For those who are cheering for the Greenway team, there is ample proof of concept. Since 2020, Somerville’s colleague and advisor, Ron Ulseth, has been running a similar work-integrated program at Iron Range Engineering in Minnesota. A partnership between Minnesota North College and Minnesota State University, Iron Range also connects students with paid, supervised internships, project-based learning, and a similar professional support system.  

Iron Range differs from the Greenway Institute in that it is for community college students who are majoring in engineering. Students spend a total of nine semesters, first in community college, then in Iron Range’s academy and boot camp, where Ulseth said they “learn how to be an engineer.” For their last two years, they are out working in engineering co-ops, getting paid and also earning credit toward their degree. 

Ulseth said that earning money and learning how to navigate the workplace help address the barriers that lead students towards worst-case scenarios, like leaving college with significant debt and no degree.  

“Earning money and learning how to navigate the workplace help address the barriers that lead students towards worst-case scenarios, like leaving college with significant debt and no degree.” 

“Many of our people were disadvantaged in their ability to continue their education given the structures that exist, be it racism, socioeconomic issues, or fill-in-the-blank,” said Ulseth, who recently stepped down as Iron Range program director.  

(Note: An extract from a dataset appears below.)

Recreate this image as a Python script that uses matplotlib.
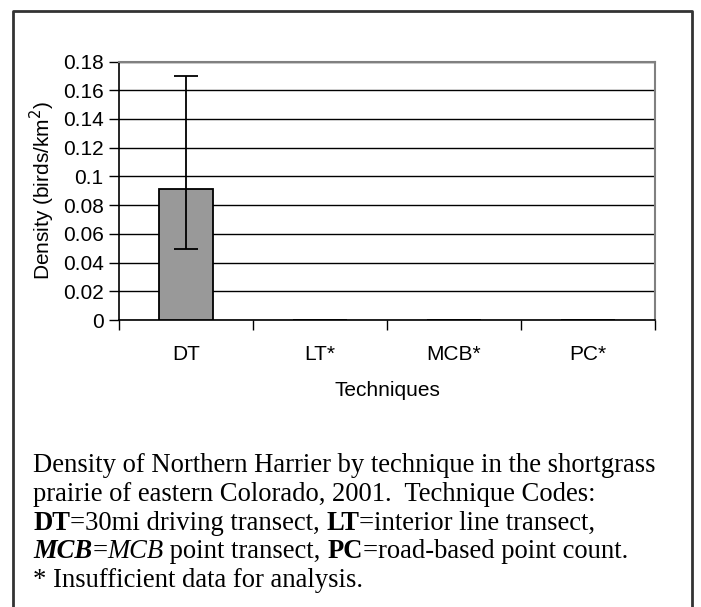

Iron Range has achieved A.B.E.T. (Accreditation Board for Engineering and Technology) accreditation and was recognized as “an emerging world leader in engineering education” in a 2018 report by M.I.T. These distinctions are important benchmarks for the Greenway Institute, as it seeks its own accreditation and the financial backing that will help it get there. Meanwhile, the team continues to develop its signature curriculum and is beginning to market the new institution to students and families. It may not be for everyone, but given the thirst for change in higher education, the Greenway Institute may well be a concept whose time has come.